## To be done:
Look through the listing below and give the number of lines that hold "diagram". Say nothing more.

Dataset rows
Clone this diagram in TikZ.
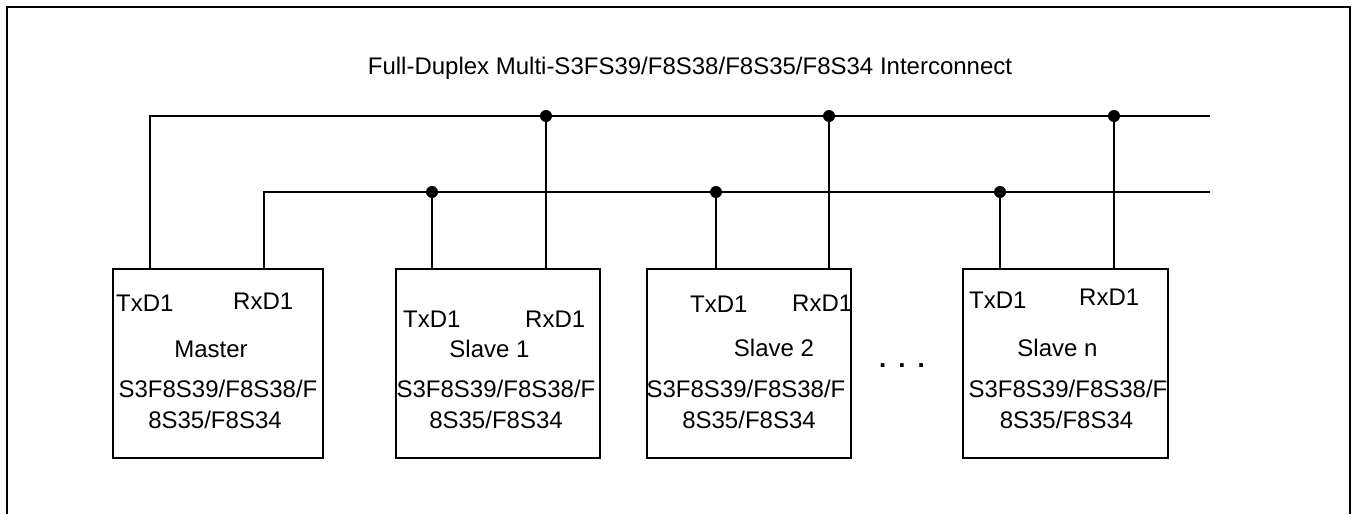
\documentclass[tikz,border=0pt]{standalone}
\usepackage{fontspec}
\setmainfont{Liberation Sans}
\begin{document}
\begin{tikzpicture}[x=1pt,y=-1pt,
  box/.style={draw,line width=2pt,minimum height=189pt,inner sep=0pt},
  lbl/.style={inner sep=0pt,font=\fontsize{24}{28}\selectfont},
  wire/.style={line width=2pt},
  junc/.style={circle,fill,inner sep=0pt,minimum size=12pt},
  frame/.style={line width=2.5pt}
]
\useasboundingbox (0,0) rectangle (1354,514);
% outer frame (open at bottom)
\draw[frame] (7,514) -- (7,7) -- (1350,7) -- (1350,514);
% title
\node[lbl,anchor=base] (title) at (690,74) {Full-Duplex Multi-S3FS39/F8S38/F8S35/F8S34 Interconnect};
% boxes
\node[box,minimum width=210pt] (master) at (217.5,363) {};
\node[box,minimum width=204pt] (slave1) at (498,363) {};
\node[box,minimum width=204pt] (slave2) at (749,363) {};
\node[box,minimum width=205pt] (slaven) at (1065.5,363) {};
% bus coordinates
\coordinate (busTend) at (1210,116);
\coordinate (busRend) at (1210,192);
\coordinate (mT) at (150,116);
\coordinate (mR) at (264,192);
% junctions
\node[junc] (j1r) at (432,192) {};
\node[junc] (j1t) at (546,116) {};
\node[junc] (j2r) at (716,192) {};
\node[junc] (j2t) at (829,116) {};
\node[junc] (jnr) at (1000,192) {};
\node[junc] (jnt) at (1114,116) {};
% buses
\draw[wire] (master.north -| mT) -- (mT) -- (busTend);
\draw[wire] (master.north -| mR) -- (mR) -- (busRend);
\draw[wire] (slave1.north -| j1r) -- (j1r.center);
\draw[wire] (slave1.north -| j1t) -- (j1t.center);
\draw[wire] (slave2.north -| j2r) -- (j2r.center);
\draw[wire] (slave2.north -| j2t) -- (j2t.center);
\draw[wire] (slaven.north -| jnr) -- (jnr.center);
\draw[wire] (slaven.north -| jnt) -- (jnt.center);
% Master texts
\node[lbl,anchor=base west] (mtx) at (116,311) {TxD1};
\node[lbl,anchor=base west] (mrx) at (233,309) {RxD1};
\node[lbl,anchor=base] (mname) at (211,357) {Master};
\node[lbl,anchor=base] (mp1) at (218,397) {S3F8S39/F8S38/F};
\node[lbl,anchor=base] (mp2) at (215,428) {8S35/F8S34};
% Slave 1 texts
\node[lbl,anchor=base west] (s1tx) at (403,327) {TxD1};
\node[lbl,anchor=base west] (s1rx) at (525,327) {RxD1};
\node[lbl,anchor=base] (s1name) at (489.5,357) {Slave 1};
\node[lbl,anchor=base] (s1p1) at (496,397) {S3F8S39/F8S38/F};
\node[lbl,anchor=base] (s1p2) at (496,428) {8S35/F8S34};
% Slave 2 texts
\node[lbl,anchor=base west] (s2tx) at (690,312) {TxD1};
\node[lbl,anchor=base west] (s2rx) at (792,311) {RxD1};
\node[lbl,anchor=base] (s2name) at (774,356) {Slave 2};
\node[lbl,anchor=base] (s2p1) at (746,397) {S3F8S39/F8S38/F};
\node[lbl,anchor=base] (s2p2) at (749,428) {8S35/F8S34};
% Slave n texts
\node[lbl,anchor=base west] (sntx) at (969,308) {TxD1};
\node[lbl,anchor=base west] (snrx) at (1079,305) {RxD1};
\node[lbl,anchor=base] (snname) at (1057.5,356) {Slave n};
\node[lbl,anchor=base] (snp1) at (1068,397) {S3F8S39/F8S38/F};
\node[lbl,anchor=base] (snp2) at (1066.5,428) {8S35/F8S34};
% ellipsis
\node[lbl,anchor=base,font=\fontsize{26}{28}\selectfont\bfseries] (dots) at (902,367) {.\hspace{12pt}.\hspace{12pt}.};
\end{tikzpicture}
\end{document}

==

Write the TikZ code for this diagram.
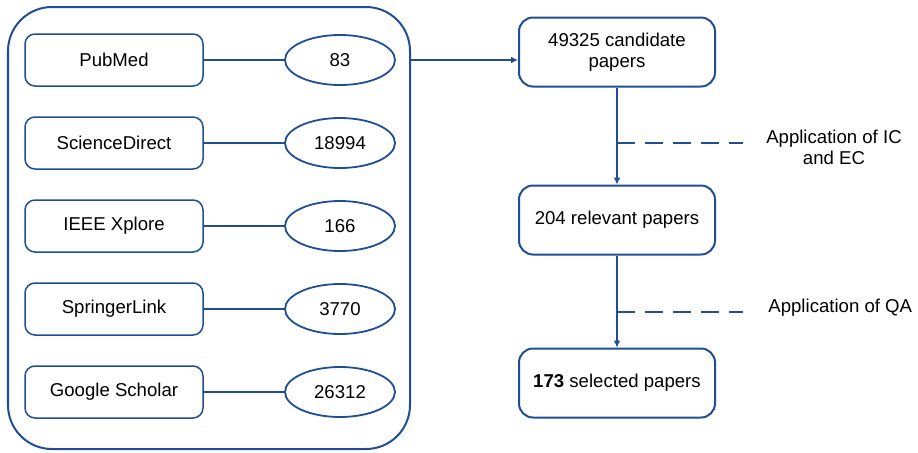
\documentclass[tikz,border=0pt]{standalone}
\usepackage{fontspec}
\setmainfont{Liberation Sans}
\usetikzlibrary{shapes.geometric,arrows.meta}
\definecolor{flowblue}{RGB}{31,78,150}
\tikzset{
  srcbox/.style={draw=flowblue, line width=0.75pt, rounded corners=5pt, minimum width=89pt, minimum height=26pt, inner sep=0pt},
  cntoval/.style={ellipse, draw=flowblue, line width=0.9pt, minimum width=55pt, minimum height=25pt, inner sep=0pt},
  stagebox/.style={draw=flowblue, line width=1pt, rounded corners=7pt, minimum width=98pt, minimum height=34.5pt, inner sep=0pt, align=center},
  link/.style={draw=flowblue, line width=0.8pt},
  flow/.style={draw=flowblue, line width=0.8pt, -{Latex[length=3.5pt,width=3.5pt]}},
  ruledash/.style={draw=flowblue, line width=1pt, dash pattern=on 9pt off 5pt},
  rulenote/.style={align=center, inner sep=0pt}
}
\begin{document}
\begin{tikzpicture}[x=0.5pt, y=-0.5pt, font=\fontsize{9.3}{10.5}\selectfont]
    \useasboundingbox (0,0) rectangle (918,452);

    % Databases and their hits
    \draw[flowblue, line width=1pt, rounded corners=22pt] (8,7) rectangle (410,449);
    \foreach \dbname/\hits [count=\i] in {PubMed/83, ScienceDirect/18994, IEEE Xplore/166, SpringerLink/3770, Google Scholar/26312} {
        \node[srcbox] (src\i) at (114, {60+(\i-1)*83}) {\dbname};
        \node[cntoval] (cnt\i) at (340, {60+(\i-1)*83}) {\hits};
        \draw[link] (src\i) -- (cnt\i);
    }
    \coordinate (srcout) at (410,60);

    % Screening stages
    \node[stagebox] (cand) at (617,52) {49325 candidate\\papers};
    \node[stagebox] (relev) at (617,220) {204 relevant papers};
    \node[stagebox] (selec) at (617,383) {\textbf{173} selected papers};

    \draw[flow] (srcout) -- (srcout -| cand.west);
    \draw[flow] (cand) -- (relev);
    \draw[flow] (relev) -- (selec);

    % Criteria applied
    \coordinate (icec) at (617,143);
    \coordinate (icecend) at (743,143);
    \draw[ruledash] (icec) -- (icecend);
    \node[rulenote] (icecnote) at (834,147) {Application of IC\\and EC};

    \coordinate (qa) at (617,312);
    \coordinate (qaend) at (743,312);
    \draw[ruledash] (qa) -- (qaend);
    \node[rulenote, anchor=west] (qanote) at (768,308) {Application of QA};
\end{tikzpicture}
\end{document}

## Complete output:
2